IN REGARD TO THE QUESTION OF WHETHER SUCH COST IS CUSTOMARILY PAID BY THE PURCHASER IN THE CLEVELAND AREA, WE HAVE BEEN INFORMALLY ADVISED BY OFFICIALS OF THE SERVICE OFFICE OF THE DEPARTMENT OF HOUSING AND URBAN DEVELOPMENT, CLEVELAND, OHIO, THAT THE PRACTICE OF REQUIRING PURCHASERS TO OBTAIN A RELEASE FROM LIABILITY IS OFTEN UTILIZED BY LENDING INSTITUTIONS IN THE CLEVELAND AREA TO FURTHER PROTECT THEMSELVES IN GRANTING MORTGAGE LOANS. SUCH PRACTICE WAS DESCRIBED AS BEING COMMON IN OCCURRENCE AND NOT UNUSUAL. IT WAS ALSO REPORTED THAT THE ASSESSED CHARGE OF $200, ALTHOUGH INCURRED IN THE DETROIT AREA, APPEARS TO BE REASONABLE IN AMOUNT.

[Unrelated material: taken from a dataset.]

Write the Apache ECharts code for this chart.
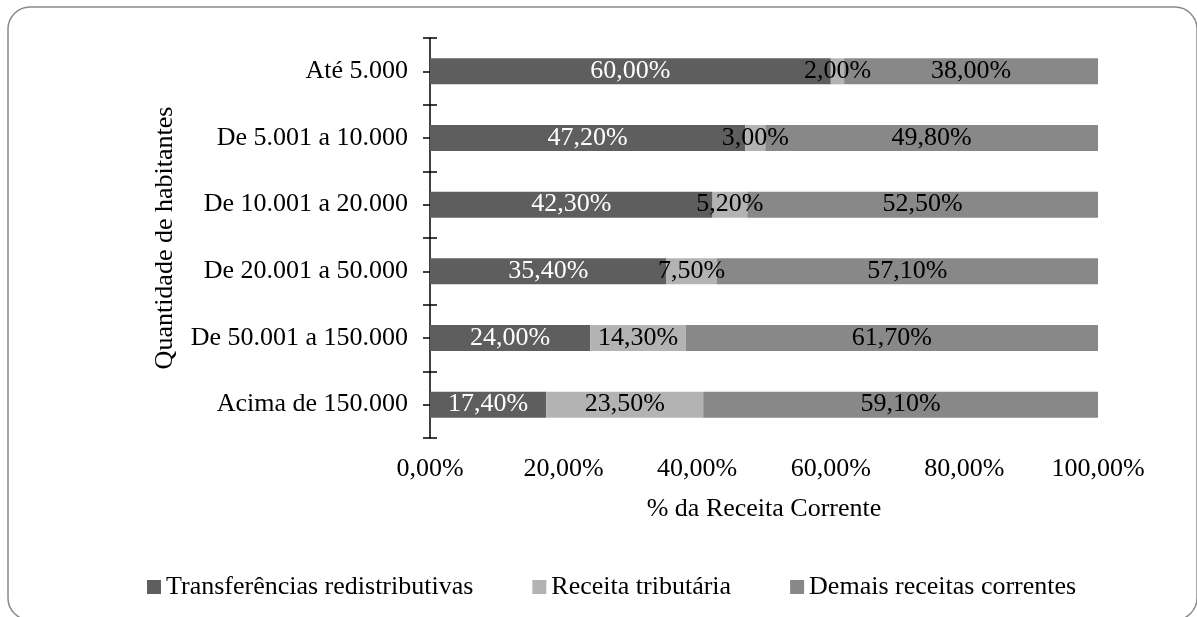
<!DOCTYPE html>
<html>
<head>
<meta charset="utf-8">
<script src="https://cdn.jsdelivr.net/npm/echarts@6/dist/echarts.min.js"></script>
<style>
  html, body { margin: 0; padding: 0; background: #fff; }
  #chart { width: 1197px; height: 617px; }
</style>
</head>
<body>
<div id="chart"></div>
<script>
// faixas de população (de cima para baixo)
var categorias = ['Até 5.000', 'De 5.001 a 10.000', 'De 10.001 a 20.000', 'De 20.001 a 50.000', 'De 50.001 a 150.000', 'Acima de 150.000'];
var transferencias = [60.0, 47.2, 42.3, 35.4, 24.0, 17.4];
var tributaria = [2.0, 3.0, 5.2, 7.5, 14.3, 23.5];
var demais = [38.0, 49.8, 52.5, 57.1, 61.7, 59.1];
var nomesSeries = ['Transferências redistributivas', 'Receita tributária', 'Demais receitas correntes'];

var fonte = 'Liberation Serif';
var tam = 26;
var chart = echarts.init(document.getElementById('chart'));

function pct(v) {
    return v.toFixed(2).replace('.', ',') + '%';
}

function serie(nome, dados, cor, corTexto) {
    return {
        name: nome,
        type: 'bar',
        stack: 'total',
        barWidth: 26,
        data: dados,
        itemStyle: { color: cor },
        label: {
            show: true,
            position: 'inside',
            color: corTexto,
            fontFamily: fonte,
            fontSize: tam,
            formatter: function (p) { return pct(p.value); }
        }
    };
}

var tick = { show: true, length: 7, lineStyle: { color: '#000', width: 1.5 } };

var option = {
    animation: false,
    graphic: [{
        type: 'rect',
        shape: { x: 8, y: 7, width: 1189, height: 613, r: 22 },
        style: { fill: 'none', stroke: '#8a8a8a', lineWidth: 1.5 },
        silent: true
    }],
    grid: { left: 430, right: 99, top: 38, bottom: 179 },
    legend: {
        top: 569,
        left: 142,
        icon: 'rect',
        itemWidth: 14,
        itemHeight: 14,
        itemGap: 59,
        textStyle: { fontFamily: fonte, fontSize: tam, color: '#000' },
        data: nomesSeries
    },
    xAxis: {
        type: 'value',
        min: 0,
        max: 100,
        interval: 20,
        name: '% da Receita Corrente',
        nameLocation: 'middle',
        nameGap: 58,
        nameTextStyle: { fontFamily: fonte, fontSize: tam, color: '#000' },
        axisLine: { show: false },
        axisTick: { show: false },
        splitLine: { show: false },
        axisLabel: {
            margin: 18,
            fontFamily: fonte,
            fontSize: tam,
            color: '#000',
            formatter: pct
        }
    },
    yAxis: [{
        type: 'category',
        data: categorias,
        inverse: true,
        position: 'left',
        name: 'Quantidade de habitantes',
        nameLocation: 'middle',
        nameGap: 252,
        nameTextStyle: { fontFamily: fonte, fontSize: tam, color: '#000' },
        axisLine: { show: true, lineStyle: { color: '#000', width: 1.5 } },
        axisTick: tick,
        axisLabel: { margin: 22, fontFamily: fonte, fontSize: tam, color: '#000' }
    }, {
        type: 'category',
        data: categorias,
        inverse: true,
        position: 'left',
        offset: 0,
        axisLine: { show: false },
        axisTick: { show: true, inside: true, length: 7, lineStyle: { color: '#000', width: 1.5 } },
        axisLabel: { show: false }
    }, {
        type: 'category',
        data: categorias,
        inverse: true,
        position: 'left',
        offset: 0,
        axisLine: { show: false },
        axisTick: { show: true, alignWithLabel: true, length: 7, lineStyle: { color: '#000', width: 1.5 } },
        axisLabel: { show: false }
    }],
    series: [
        serie(nomesSeries[0], transferencias, '#5e5e5e', '#fff'),
        serie(nomesSeries[1], tributaria, '#b3b3b3', '#000'),
        serie(nomesSeries[2], demais, '#888888', '#000')
    ]
};

chart.setOption(option);
</script>
</body>
</html>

ACCORDINGLY, THE RECLAIM VOUCHER IN THE AMOUNT OF $200, REPRESENTING THE FEE CHARGED MR. HENGSTEBECK TO OBTAIN A RELEASE FROM LIABILITY IN THE SALE OF HIS OLD RESIDENCE, MAY BE CERTIFIED FOR PAYMENT.